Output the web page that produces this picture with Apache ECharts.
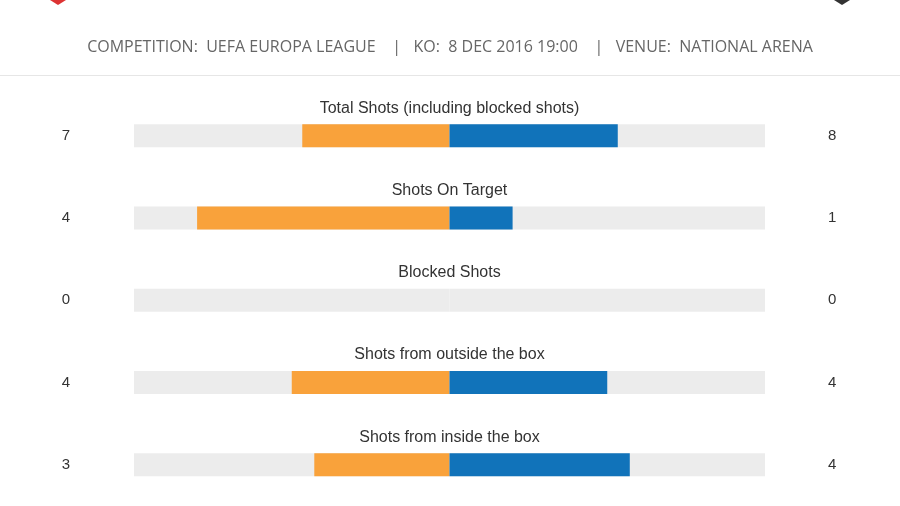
<!DOCTYPE html>
<html><head><meta charset="utf-8">
<script src="https://cdn.jsdelivr.net/npm/echarts@6/dist/echarts.min.js"></script>
<style>html,body{margin:0;padding:0;background:#fff}#c{width:900px;height:506px}</style>
</head><body><div id="c"></div>
<script>
const categories = ["Total Shots (including blocked shots)","Shots On Target","Blocked Shots","Shots from outside the box","Shots from inside the box"];
const homeValues = [7,4,0,4,3];
const awayValues = [8,1,0,4,4];
const headerText = "COMPETITION:  UEFA EUROPA LEAGUE    |   KO:  8 DEC 2016 19:00    |   VENUE:  NATIONAL ARENA";

const homeShare = homeValues.map((h,i)=>{const t=h+awayValues[i];return t?-h/t:0;});
const awayShare = awayValues.map((a,i)=>{const t=homeValues[i]+a;return t?a/t:0;});
const bg = categories.map(()=>1);
const chart = echarts.init(document.getElementById('c'));
const lbl = {fontFamily:'Liberation Sans, Arial', color:'#333'};
chart.setOption({
  animation:false,
  graphic:[
    {type:'text',left:'center',top:39,style:{text:headerText,fontFamily:'Open Sans',fontSize:16,fill:'#666'}},
    {type:'rect',shape:{x:0,y:75,width:900,height:1},style:{fill:'#e6e6e6'}},
    {type:'polygon',shape:{points:[[50,0],[66,0],[58,5]]},style:{fill:'#d33'}},
    {type:'polygon',shape:{points:[[834,0],[850,0],[842,5]]},style:{fill:'#333'}}
  ],
  grid:{left:134,right:135,top:94.5,height:415},
  xAxis:{type:'value',min:-1,max:1,show:false},
  yAxis:{type:'category',data:categories,inverse:true,show:false},
  series:[
    {type:'bar',data:bg.map(v=>[-1,0]).map(()=>-1),barWidth:23,barGap:'-100%',itemStyle:{color:'#ececec'},silent:true,
      label:{show:true,position:'left',distance:64,formatter:p=>homeValues[p.dataIndex],fontSize:15,...lbl}},
    {type:'bar',data:bg,barWidth:23,barGap:'-100%',itemStyle:{color:'#ececec'},silent:true,
      label:{show:true,position:'right',distance:63,formatter:p=>awayValues[p.dataIndex],fontSize:15,...lbl}},
    {type:'bar',data:bg.map(()=>0),barWidth:23,barGap:'-100%',itemStyle:{color:'transparent'},silent:true,
      label:{show:true,position:'top',distance:8,formatter:p=>categories[p.dataIndex],fontSize:16,...lbl}},
    {type:'bar',stack:'s',data:homeShare,barWidth:23,barGap:'-100%',itemStyle:{color:'#f9a23b'}},
    {type:'bar',stack:'s',data:awayShare,barWidth:23,barGap:'-100%',itemStyle:{color:'#1173ba'}}
  ]
});
</script></body></html>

### What the exercise asks
Omit the pictures, then quote the rest of the material above exactly.

### Exercise result
Output the web page that produces this picture with Apache ECharts.
<!DOCTYPE html>
<html><head><meta charset="utf-8">
<script src="https://cdn.jsdelivr.net/npm/echarts@6/dist/echarts.min.js"></script>
<style>html,body{margin:0;padding:0;background:#fff}#c{width:900px;height:506px}</style>
</head><body><div id="c"></div>
<script>
const categories = ["Total Shots (including blocked shots)","Shots On Target","Blocked Shots","Shots from outside the box","Shots from inside the box"];
const homeValues = [7,4,0,4,3];
const awayValues = [8,1,0,4,4];
const headerText = "COMPETITION:  UEFA EUROPA LEAGUE    |   KO:  8 DEC 2016 19:00    |   VENUE:  NATIONAL ARENA";

const homeShare = homeValues.map((h,i)=>{const t=h+awayValues[i];return t?-h/t:0;});
const awayShare = awayValues.map((a,i)=>{const t=homeValues[i]+a;return t?a/t:0;});
const bg = categories.map(()=>1);
const chart = echarts.init(document.getElementById('c'));
const lbl = {fontFamily:'Liberation Sans, Arial', color:'#333'};
chart.setOption({
  animation:false,
  graphic:[
    {type:'text',left:'center',top:39,style:{text:headerText,fontFamily:'Open Sans',fontSize:16,fill:'#666'}},
    {type:'rect',shape:{x:0,y:75,width:900,height:1},style:{fill:'#e6e6e6'}},
    {type:'polygon',shape:{points:[[50,0],[66,0],[58,5]]},style:{fill:'#d33'}},
    {type:'polygon',shape:{points:[[834,0],[850,0],[842,5]]},style:{fill:'#333'}}
  ],
  grid:{left:134,right:135,top:94.5,height:415},
  xAxis:{type:'value',min:-1,max:1,show:false},
  yAxis:{type:'category',data:categories,inverse:true,show:false},
  series:[
    {type:'bar',data:bg.map(v=>[-1,0]).map(()=>-1),barWidth:23,barGap:'-100%',itemStyle:{color:'#ececec'},silent:true,
      label:{show:true,position:'left',distance:64,formatter:p=>homeValues[p.dataIndex],fontSize:15,...lbl}},
    {type:'bar',data:bg,barWidth:23,barGap:'-100%',itemStyle:{color:'#ececec'},silent:true,
      label:{show:true,position:'right',distance:63,formatter:p=>awayValues[p.dataIndex],fontSize:15,...lbl}},
    {type:'bar',data:bg.map(()=>0),barWidth:23,barGap:'-100%',itemStyle:{color:'transparent'},silent:true,
      label:{show:true,position:'top',distance:8,formatter:p=>categories[p.dataIndex],fontSize:16,...lbl}},
    {type:'bar',stack:'s',data:homeShare,barWidth:23,barGap:'-100%',itemStyle:{color:'#f9a23b'}},
    {type:'bar',stack:'s',data:awayShare,barWidth:23,barGap:'-100%',itemStyle:{color:'#1173ba'}}
  ]
});
</script></body></html>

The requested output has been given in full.